I would recognize it and say, “Hey, it wasn’t my intent to upset you.  I’m really sorry.”

She would finally say, “I’m noticing that what you said made me feel this way.”

I would say, “My intent was, rather, this.”

She would say, “How about just noticing how you’re feeling and just being curious about that, instead of trying to explain?”

Then, being misunderstood from the start and already being accused of something I didn’t mean to do, I would say, “But it wasn’t my intent to make you feel the way you felt.  It obviously upset you.”

She would then be silent again.  With head nods.  And glazed-eye blinkings.  Many, many glazed-eye blinkings.

Then I would say, “Is there anything I can do right now?”

And she would say, “We’re not responsible for each other’s emotional well-being.  I just need to process through this at my own pace.”

And I would say, at a total loss for what to do, “Then I’ll just let you do that.  Go rub one out, or something.”

Then she would say, “Our sexual needs are our own responsibility.”

So I would say, “Ah, screw it.  I’m just gonna go grab an enchilada. You want one?”

Which would bring her right out of it, knowing I was serious, and she would exclaim, “Don’t go!  How can we work through this if you’re not going to stay here with me?”

Then I would sit back down and say, “Okay, I didn’t mean to upset you.  But maybe you’re hearing something I really didn’t say?  Maybe what you’re feeling isn’t quite pertaining to the thing I said, but rather something else that may have happened to you before, in the past, when you were little, and this just acted as a trigger?”

To which she would reply, “Can you please just say ‘I’ instead of saying ‘you’?  Every time you do that it feels like I’m being blamed for something.”

Then I would say, “I’m not blaming, I have no intent to blame, but I just feel like you’re hearing something in what I said that’s not really there.  Because it wasn’t meant as an attack on you.  Maybe we could talk about that.”

She would then say, after a pause and more posturing, that it felt like I was gaslighting her.

Then I would say, “Well, gaslighting is a form of deep, prolonged, malicious psychological manipulation and all I want to do here is just clarify that I felt no anger or malice toward you from the start, and I don’t actually believe that Liechtenstein actually has anything to do with the mouth,” or whatever the thing was that she had deemed conflicting.

Then I would say, “Well, gaslighting is a form of deep, prolonged, malicious psychological manipulation and all I want to do here is just clarify that I felt no anger or malice toward you from the start, and I don’t actually believe that Liechtenstein actually has anything to do with the mouth,” or whatever the thing was that she had deemed conflicting.

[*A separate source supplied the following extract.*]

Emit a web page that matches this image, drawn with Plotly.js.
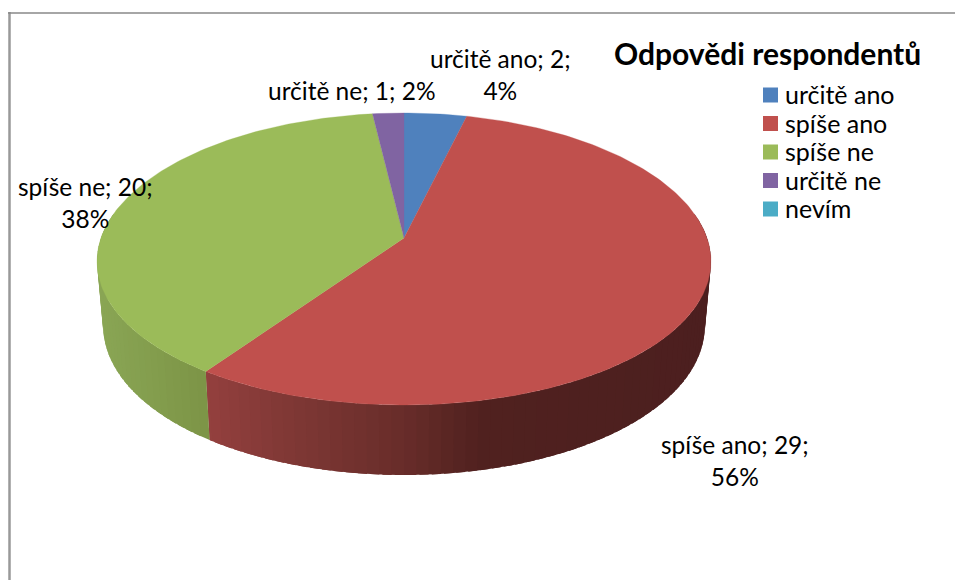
<!DOCTYPE html>
<html><head><meta charset="utf-8">
<script src="https://cdn.plot.ly/plotly-3.0.1.min.js"></script>
<style>html,body{margin:0;padding:0;background:#fff}#c{width:955px;height:580px}</style></head>
<body><div id="c"></div>
<script>
const categories = ["určitě ano","spíše ano","spíše ne","určitě ne","nevím"];
const values = [2,29,20,1,0];
const percents = [4,56,38,2,0];
const colors = ["#4f81bd","#c0504d","#9bbb59","#8064a2","#4bacc6"];
const titleText = "Odpovědi respondentů";

const FONT = "Lato, Carlito, Calibri, sans-serif";
const total = values.reduce((a,b)=>a+b,0);
// perspective projection of the pie's top and bottom rims
const CX = 404;
const topRim = {cy:238, R:303, B:143, kx:0.16, ky:0.1438};
const botRim = {cy:300.6, R:297.1, B:150, kx:0.16, ky:0.14};
function proj(rim, deg){
  const t = deg*Math.PI/180, c = Math.cos(t);
  return [CX+rim.R*Math.sin(t)/(1+rim.kx*c), rim.cy-rim.B*c/(1+rim.ky*c)];
}
function mix(stops, x){
  if(x<=stops[0][0]) return stops[0][1];
  for(let i=1;i<stops.length;i++){
    if(x<=stops[i][0]){
      const a=stops[i-1],b=stops[i],f=(x-a[0])/(b[0]-a[0]);
      return a[1].map((v,j)=>v+(b[1][j]-v)*f);
    }
  }
  return stops[stops.length-1][1];
}
const shade = {
  1:[[206,[148,64,62]],[300,[125,55,52]],[400,[105,45,42]],[480,[80,33,31]],[710,[76,31,31]]],
  2:[[97,[138,166,85]],[210,[124,148,70]]],
  0:[[400,[60,95,140]],[470,[60,95,140]]],
  3:[[370,[95,75,120]],[405,[95,75,120]]]
};
const traces = [];
let cum = 0;
const slices = values.map(v=>{const s={from:cum/total*360,to:(cum+v)/total*360};cum+=v;return s;});
// side wall: narrow overlapping strips, shaded along x
const STEP = 2, OVER = 1.5;
slices.forEach((s,i)=>{
  if(values[i]===0) return;
  const a0=Math.max(s.from,80), a1=Math.min(s.to,280);
  for(let a=a0;a<a1;a+=STEP){
    const b=Math.min(a+STEP+OVER,a1), m=Math.min(a+STEP,a1);
    const p=[proj(topRim,a),proj(topRim,m),proj(topRim,b),proj(botRim,b),proj(botRim,m),proj(botRim,a)];
    const mx=(p[0][0]+p[1][0]+p[4][0]+p[5][0])/4;
    const c=mix(shade[i],mx).map(Math.round);
    const col=`rgb(${c[0]},${c[1]},${c[2]})`;
    traces.push({type:"scatter",mode:"lines",x:p.map(q=>q[0]).concat(p[0][0]),y:p.map(q=>q[1]).concat(p[0][1]),
      fill:"toself",fillcolor:col,line:{color:col,width:0},showlegend:false,hoverinfo:"skip"});
  }
});
// top face
slices.forEach((s,i)=>{
  if(values[i]===0) return;
  const xs=[CX],ys=[topRim.cy];
  const n=Math.max(2,Math.ceil((s.to-s.from)));
  for(let j=0;j<=n;j++){
    const q=proj(topRim,s.from+(s.to-s.from)*j/n);
    xs.push(q[0]);ys.push(q[1]);
  }
  xs.push(CX);ys.push(topRim.cy);
  traces.push({type:"scatter",mode:"lines",x:xs,y:ys,fill:"toself",fillcolor:colors[i],
    line:{color:colors[i],width:0.3},showlegend:false,hoverinfo:"skip",name:categories[i]});
});
// legend column
traces.push({type:"scatter",mode:"markers",
  x:categories.map(()=>770.5),y:categories.map((c,i)=>95+28.5*i),
  marker:{symbol:"square",size:15,color:colors,line:{width:0}},showlegend:false,hoverinfo:"skip",cliponaxis:false});
const lab = i=>`${categories[i]}; ${values[i]};`;
const annotations = [
 {x:500,y:74.5,text:lab(0)+"<br>"+percents[0]+"%"},
 {x:351.5,y:90.5,text:lab(3)+" "+percents[3]+"%"},
 {x:85,y:202,text:lab(2)+"<br>"+percents[2]+"%"},
 {x:735,y:460,text:lab(1)+"<br>"+percents[1]+"%"},
 {x:767.5,y:53,text:"<b>"+titleText+"</b>",fs:30}
].map(a=>({x:a.x,y:a.y,xref:"x",yref:"y",text:a.text,showarrow:false,xanchor:"center",yanchor:"middle",
  align:"center",font:{family:FONT,size:a.fs||24.5,color:"#000"}}));
categories.forEach((c,i)=>annotations.push({x:785,y:94+28.5*i,xref:"x",yref:"y",text:c,showarrow:false,
  xanchor:"left",yanchor:"middle",borderpad:0,xshift:-1,font:{family:FONT,size:25,color:"#000"}}));
const layout = {
  width:955,height:580,margin:{l:0,r:0,t:0,b:0},paper_bgcolor:"#fff",plot_bgcolor:"#fff",
  xaxis:{range:[0,955],visible:false,fixedrange:true},
  yaxis:{range:[580,0],visible:false,fixedrange:true},
  showlegend:false,
  annotations,
  shapes:[
    {type:"line",xref:"x",yref:"y",x0:9.5,x1:9.5,y0:12,y1:580,line:{color:"#999",width:2.5}},
    {type:"line",xref:"x",yref:"y",x0:8,x1:955,y0:13,y1:13,line:{color:"#888",width:1.5}}
  ]
};
Plotly.newPlot("c",traces,layout,{displayModeBar:false,staticPlot:true});
</script></body></html>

She would say it felt like I was trying to alter her reality.

I would say, “I’m not trying to alter your reality.”

Then she would say I wasn’t validating her feelings.

I would then say that this whole thing was making me feel frustrated.

She would say she “hears” that I’m feeling frustrated, however she would then accuse me of not talking about what I really felt because she could feel me becoming angry.

Then I would say, “No no no, I’m not angry, I am frustrated, and so here’s what I’m feeling right now…,” and proceed to talk to her about what in me was going on and why I was feeling what I was.

And after five minutes of trying to flesh the whole thing out, to demonstrate clearly that I was capable of talking about how I felt—to many, many more glazed-eye blinkings—she would accuse me, in the end…of talking too much.

And of still being angry.

Which, of course, would start to make me angry.

What was happening was, in more than one way, I was losing my identity here.  Or, rather, it was being stripped away by the implementation of rules I needed to abide by in order to keep her, and the relationship, satisfied.

And if I happened to bring all this up, baldly, and say it to her?  That it felt like she was taking away my identity?

I would be blamed…for giving her too much power.

And if I happened to bring all this up, baldly, and say it to her?  That it felt like she was taking away my identity?

I would be blamed…for giving her too much power.

And then, weeks later, in talking about something completely unrelated to what we had been, after it had all blown over, she would say, “I often have to check what I’m feeling against what the reality of what the situation is.”

And I would just stare.  Again.  With my mouth wide open.  And my eyes glazed.  And then nod my head.

And things would come full circle.

So, in summary, the New Age Paradox is this: A scripted yet unwritten set of rules, rotely memorized by all who choose to adopt the lifestyle, handed down orally and indirectly, buzzword by buzzword, and unofficially set as the guide for all to prostrate themselves before, obey without question, use in conversation with one another, tacitly utilize as the rubric by which to self-verify someone is actually a member of the Community, and verbally defend to the death.

And the effect of the lifestyle on those who have not chosen it or who fail any one of the tests (me, say), and who choose to try and make a relationship work with someone who has and wears the uniform, badges and speaks the language, is to experience something like this:

While simultaneously espousing such mantras as: ‘You do your thing, I’ll do my thing’, and: ‘We don’t need to be around each other all the time’, couching them as the continued means of a flexible, healthy relationship, your partner will carry with him/her/them/it the blueprints for a conceptually ideated partner all the while and demand that you fulfill that role, trying to construct you within that framework by applying not just negative reinforcement when you don’t, but benignly suggesting that you speak and even (Lord help you) think a certain way, their way, the implication being that you are incapable of doing it yourself, had developed no conceptual framework with which to do it yourself, and that it would make you happier and your overall relationship with them better.

Ironic, no?

Paradoxical, no?

Nope.  Not to the New Age.

For that which does not point out their shortcomings; interrupt their speech; deny their gut feelings; deny their being seen by their Community; deny their unequivocal, communal acceptance; communicate to them in unscripted terms; box them in; challenge their sense of safety; dump “emotional garbage” all over them; become perplexed for being ignored in favor of other guys/girls; become confused for their continually discussing being physically attracted to other guys/girls; come to any conclusions about the obvious implications of all of that; stay sober when they get high; embody any aspect of a stereotypical construct; argue in favor of traditional masculinity/femininity; fall into traditional gender roles or conventionalize who they are in any way, shape or form, only makes their relationships stronger.

You know.  As long as someone else is doing it.